I explained that the nail cost only a bare fraction of a penny and feels no pain, plus everyone bends a nail while hammering. I encouraged her to show that nail head no mercy, and she got right into it. The “tap-tap-tap-tap-tap” disappeared, and she was surprised by how few nails were bent in the process.
She and the other women, strangers on that first day, became close friends, worked the same days and followed up each session with lunch. I met one of them recently who said they still kept tabs on one another.
Some of the friends you meet might even be the actual family members whose house you are helping to build. They are required to do a couple of hundred hours of “sweat equity” work on their house together with the volunteers.
I remember how unnerving it was to hear one day from a prospective homeowner that he and his family were actually living in a garage. Something like that can really motivate you to work just that much faster to free them from a lifestyle no family should ever have to endure.
I have always marveled at the permanence of a Habitat project. That wall I built — or actually that Virgil and I did that day — is still there.
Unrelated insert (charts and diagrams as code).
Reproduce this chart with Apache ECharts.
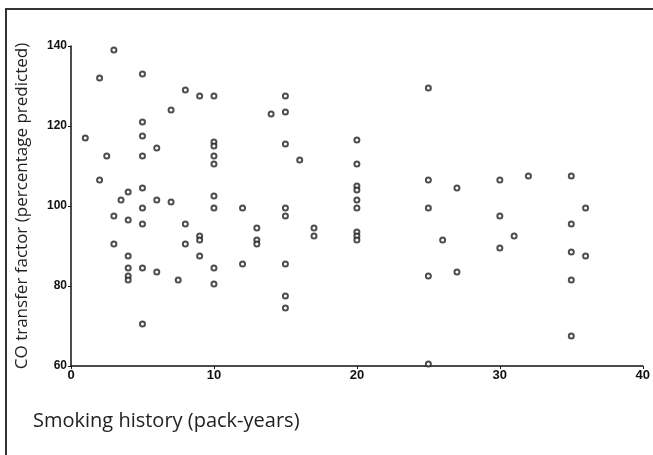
<!DOCTYPE html>
<html>
<head>
<meta charset="utf-8">
<script src="https://cdn.jsdelivr.net/npm/echarts@6/dist/echarts.min.js"></script>
<style>
  html, body { margin: 0; padding: 0; background: #fff; }
  #chart { width: 653px; height: 455px; }
</style>
</head>
<body>
<div id="chart"></div>
<script>
// pack-years of each subject and its CO transfer factor (% predicted)
var packYears = [
  1,
  2, 2,
  2.5,
  3, 3, 3,
  3.5,
  4, 4, 4, 4, 4, 4,
  5, 5, 5, 5, 5, 5, 5, 5, 5,
  6, 6, 6,
  7, 7,
  7.5,
  8, 8, 8,
  9, 9, 9, 9,
  10, 10, 10, 10, 10, 10, 10, 10, 10,
  12, 12,
  13, 13, 13,
  14,
  15, 15, 15, 15, 15, 15, 15, 15,
  16,
  17, 17,
  20, 20, 20, 20, 20, 20, 20, 20, 20,
  25, 25, 25, 25, 25,
  26,
  27, 27,
  30, 30, 30,
  31,
  32,
  35, 35, 35, 35, 35,
  36, 36
];
var coTransfer = [
  117,
  132, 106.5,
  112.5,
  139, 97.5, 90.5,
  101.5,
  103.5, 96.5, 87.5, 84.5, 82.5, 81.5,
  133, 121, 117.5, 112.5, 104.5, 99.5, 95.5, 84.5, 70.5,
  114.5, 101.5, 83.5,
  124, 101,
  81.5,
  129, 95.5, 90.5,
  127.5, 92.5, 91.5, 87.5,
  127.5, 116, 115, 112.5, 110.5, 102.5, 99.5, 84.5, 80.5,
  99.5, 85.5,
  94.5, 91.5, 90.5,
  123,
  127.5, 123.5, 115.5, 99.5, 97.5, 85.5, 77.5, 74.5,
  111.5,
  94.5, 92.5,
  116.5, 110.5, 105, 104, 101.5, 99.5, 93.5, 92.5, 91.5,
  129.5, 106.5, 99.5, 82.5, 60.5,
  91.5,
  104.5, 83.5,
  106.5, 97.5, 89.5,
  92.5,
  107.5,
  107.5, 95.5, 88.5, 81.5, 67.5,
  99.5, 87.5
];
var xTicks = [0, 10, 20, 30, 40];
var yTicks = [60, 80, 100, 120, 140];

var points = [];
for (var i = 0; i < packYears.length; i++) {
  points.push([packYears[i], coTransfer[i]]);
}

var chart = echarts.init(document.getElementById('chart'));
chart.setOption({
  animation: false,
  backgroundColor: '#fff',
  grid: { left: 71, top: 46, right: 5, bottom: 89 },
  xAxis: {
    type: 'value',
    min: xTicks[0],
    max: xTicks[xTicks.length - 1],
    interval: 10,
    splitLine: { show: false },
    axisLine: { show: true, lineStyle: { color: '#111', width: 1.5 } },
    axisTick: { show: true, length: 3, lineStyle: { color: '#111' } },
    axisLabel: { color: '#111', fontFamily: 'Liberation Sans', fontWeight: 'bold', fontSize: 13, margin: 3 }
  },
  yAxis: {
    type: 'value',
    min: yTicks[0],
    max: yTicks[yTicks.length - 1],
    interval: 20,
    name: 'CO transfer factor (percentage predicted)',
    nameLocation: 'middle',
    nameRotate: 90,
    nameGap: 40,
    nameTextStyle: { color: '#222', fontFamily: 'Open Sans', fontSize: 17 },
    splitLine: { show: false },
    axisLine: { show: true, lineStyle: { color: '#111', width: 1.5 } },
    axisTick: { show: true, length: 3, lineStyle: { color: '#111' } },
    axisLabel: { color: '#111', fontFamily: 'Liberation Sans', fontWeight: 'bold', fontSize: 12, margin: 4 }
  },
  graphic: [
    {
      type: 'rect',
      shape: { x: 6, y: 9, width: 700, height: 500 },
      style: { fill: 'none', stroke: '#333', lineWidth: 2 },
      silent: true
    },
    {
      type: 'text',
      left: 33,
      top: 411,
      style: { text: 'Smoking history (pack-years)', fill: '#222', font: '20px "Open Sans"' }
    }
  ],
  series: [{
    type: 'scatter',
    data: points,
    symbol: 'emptyCircle',
    symbolSize: 5,
    itemStyle: { color: '#222', borderColor: '#222', borderWidth: 1 }
  }]
});
</script>
</body>
</html>
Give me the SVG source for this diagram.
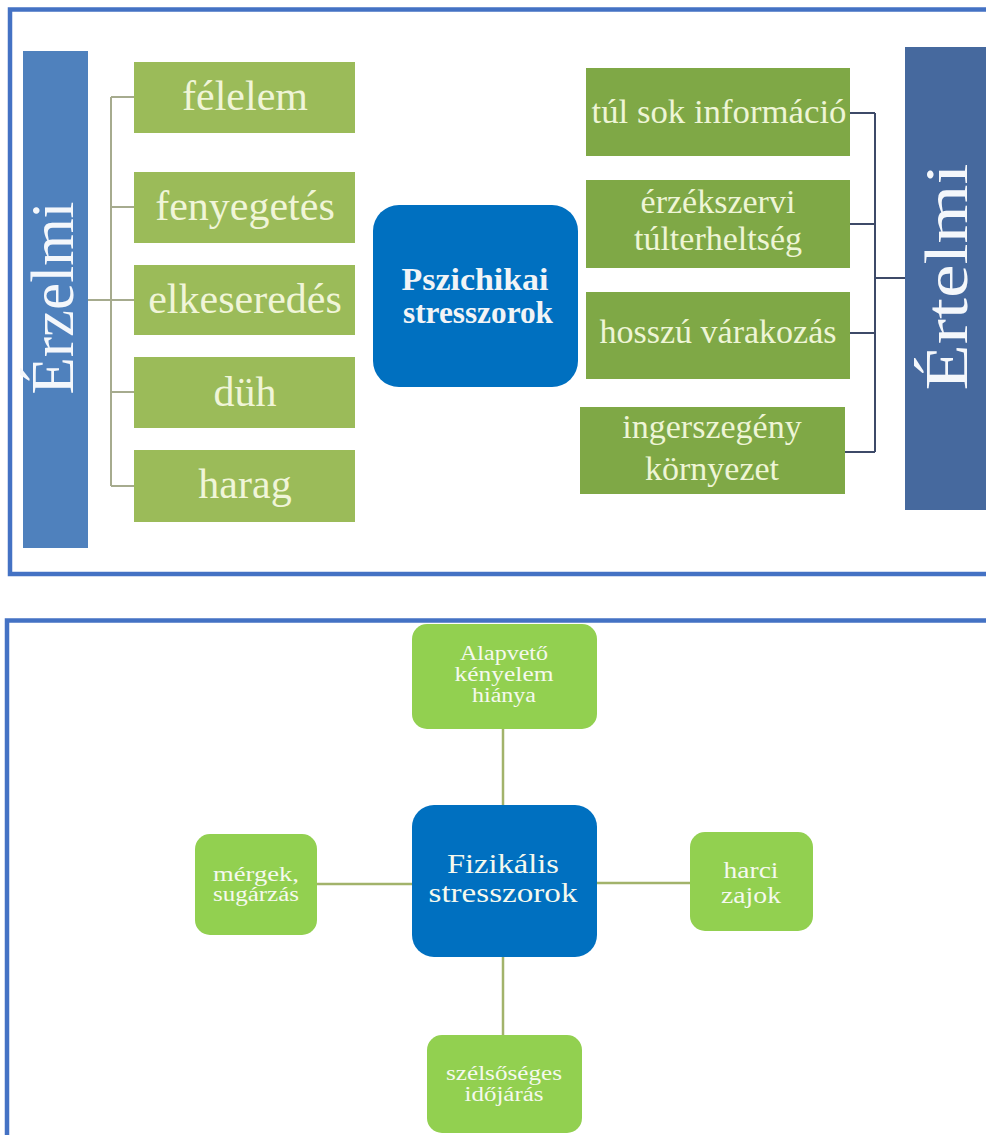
<svg xmlns="http://www.w3.org/2000/svg" width="986" height="1135" viewBox="0 0 986 1135">
<style>
.frame{fill:none;stroke:#4472c4;stroke-width:4.5}
.serif{font-family:"Liberation Serif","Times New Roman",serif}
.lg{fill:#9bbb59}
.rg{fill:#7fa846}
.lt{fill:#f0f5d8;font-size:42px;text-anchor:middle}
.rt{fill:#eef5d6;font-size:34px;text-anchor:middle}
.bar{fill:#f4f7fb;font-size:61px;text-anchor:middle}
.gb{fill:#92d050}
.bt{fill:#f5f9ee;text-anchor:middle}
.lc{fill:none;stroke:#a6ab8e;stroke-width:2}
.rc{fill:none;stroke:#3d4a68;stroke-width:2}
.bc{fill:none;stroke:#a2b36b;stroke-width:2.5}
</style>
<rect width="986" height="1135" fill="#ffffff"/>
<rect class="frame" x="10" y="9.5" width="1000" height="564.5"/>
<rect class="frame" x="7" y="620.5" width="1000" height="600"/>

<g id="connectors">
  <path class="lc" d="M88 300H111M111 97V486M111 97H134M111 207H134M111 300H134M111 392H134M111 486H134"/>
  <path class="rc" d="M850 113H875M850 224H875M850 333H875M845 452H875M875 113V452M875 278H905"/>
  <path class="bc" d="M503 729V805M503 957V1035M317 884H412M597 883H690"/>
</g>

<g id="erzelmi">
  <rect x="23" y="51" width="65" height="497" fill="#4f81bd"/>
  <text class="serif bar" transform="translate(73,298) rotate(-90)">Érzelmi</text>
</g>
<g id="felelem"><rect class="lg" x="134" y="62" width="221" height="71"/><text class="serif lt" x="245" y="110">félelem</text></g>
<g id="fenyegetes"><rect class="lg" x="134" y="172" width="221" height="71"/><text class="serif lt" x="245" y="220">fenyegetés</text></g>
<g id="elkeseredes"><rect class="lg" x="134" y="265" width="221" height="70"/><text class="serif lt" x="245" y="313">elkeseredés</text></g>
<g id="duh"><rect class="lg" x="134" y="357" width="221" height="71"/><text class="serif lt" x="245" y="406">düh</text></g>
<g id="harag"><rect class="lg" x="134" y="450" width="221" height="72"/><text class="serif lt" x="245" y="498">harag</text></g>

<g id="pszichikai">
  <rect x="373" y="205" width="205" height="182" rx="26" fill="#0070c0"/>
  <text class="serif" x="475" y="290" fill="#f2f4f6" font-size="31" font-weight="bold" text-anchor="middle" textLength="147" lengthAdjust="spacingAndGlyphs">Pszichikai</text>
  <text class="serif" x="478" y="323" fill="#f2f4f6" font-size="31" font-weight="bold" text-anchor="middle" textLength="150" lengthAdjust="spacingAndGlyphs">stresszorok</text>
</g>

<g id="tul-sok"><rect class="rg" x="586" y="68" width="264" height="88"/><text class="serif rt" x="719" y="123" textLength="255" lengthAdjust="spacingAndGlyphs">túl sok információ</text></g>
<g id="erzekszervi"><rect class="rg" x="586" y="180" width="264" height="88"/><text class="serif rt" x="718" y="213">érzékszervi</text><text class="serif rt" x="718" y="250">túlterheltség</text></g>
<g id="hosszu"><rect class="rg" x="586" y="292" width="264" height="87"/><text class="serif rt" x="718" y="343">hosszú várakozás</text></g>
<g id="ingerszegeny"><rect class="rg" x="580" y="407" width="265" height="87"/><text class="serif rt" x="712" y="438">ingerszegény</text><text class="serif rt" x="712" y="480">környezet</text></g>

<g id="ertelmi">
  <rect x="905" y="47" width="90" height="463" fill="#46699e"/>
  <text class="serif bar" transform="translate(967,277) rotate(-90)" textLength="227" lengthAdjust="spacingAndGlyphs">Értelmi</text>
</g>

<g id="alapveto">
  <rect class="gb" x="412" y="624" width="185" height="105" rx="15"/>
  <text class="serif bt" font-size="20" x="504" y="660" textLength="88" lengthAdjust="spacingAndGlyphs">Alapvető</text>
  <text class="serif bt" font-size="20" x="504" y="681" textLength="99" lengthAdjust="spacingAndGlyphs">kényelem</text>
  <text class="serif bt" font-size="20" x="504" y="702" textLength="64" lengthAdjust="spacingAndGlyphs">hiánya</text>
</g>
<g id="fizikalis">
  <rect x="412" y="805" width="185" height="152" rx="22" fill="#0070c0"/>
  <text class="serif bt" font-size="28" x="503" y="873" fill="#f5f8fb" textLength="112" lengthAdjust="spacingAndGlyphs">Fizikális</text>
  <text class="serif bt" font-size="28" x="503" y="902" fill="#f5f8fb" textLength="149" lengthAdjust="spacingAndGlyphs">stresszorok</text>
</g>
<g id="mergek">
  <rect class="gb" x="195" y="834" width="122" height="101" rx="15"/>
  <text class="serif bt" font-size="20" x="256" y="881" textLength="86" lengthAdjust="spacingAndGlyphs">mérgek,</text>
  <text class="serif bt" font-size="20" x="256" y="901" textLength="86" lengthAdjust="spacingAndGlyphs">sugárzás</text>
</g>
<g id="harci">
  <rect class="gb" x="690" y="832" width="123" height="99" rx="15"/>
  <text class="serif bt" font-size="23" x="751" y="878" textLength="55" lengthAdjust="spacingAndGlyphs">harci</text>
  <text class="serif bt" font-size="23" x="751" y="903" textLength="60" lengthAdjust="spacingAndGlyphs">zajok</text>
</g>
<g id="szelsoseges">
  <rect class="gb" x="427" y="1035" width="155" height="98" rx="15"/>
  <text class="serif bt" font-size="20" x="504" y="1080" textLength="116" lengthAdjust="spacingAndGlyphs">szélsőséges</text>
  <text class="serif bt" font-size="20" x="504" y="1101" textLength="79" lengthAdjust="spacingAndGlyphs">időjárás</text>
</g>
</svg>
Perhaps it’s part of the first bedroom a young person ever had of their own, allowing them to grow to adulthood without the stress of sharing a cramped apartment in a dangerous part of town. That room and its house will probably still be in use with future families when that child is a grandparent.
And don’t forget there’s the “pay” you receive for your toils. Once the house is completed, a ceremony is held and the keys are turned over to the family, amid teary eyes on just about everyone. That overwhelming amount of satisfaction you receive by having a part in building that house is something you carry the rest of your life. And it also makes you raring to go to start the next house for another family.
The various Habitat chapters do what today seems impossible: they build new houses or rehabilitate old ones here that a qualified low-income family could never otherwise afford in this crazy real estate environment. Each affiliate is constantly raising tens of thousands of dollars, seeking land and soliciting donations of materials for each project. Volunteers are a valuable workforce but they gotta have nails, drywall and paint, which continue to skyrocket in price.
I can’t speak for other Habitat volunteers, but I suspect there are many like me, who go out of their way occasionally to take a look at a long-completed house they worked on.
For me, I check out a porch railing I helped build on the house on Nocta Street in Ontario, or remember those two adjacent Fern Street houses in Ontario where my wife Nancy and daughter Susan worked on the “women’s build” house while I was next door building with the male crew, or even two houses we started building during the Los Angeles County Fair before being moved to Hamilton Street in Pomona.
I encourage anyone to consider joining Habitat efforts to bring together people to build homes, communities and hope. If you can’t pick up a hammer, consider picking up a pen and writing a check; there are no too-small donations of time or money. Every action, no matter what size, does make a difference.
The late President Jimmy Carter, who in retirement was Habitat’s most visible volunteer, said of his motivations: “My faith demands that I do whatever I can, for as long as I can with whatever I have, to try to make a difference.”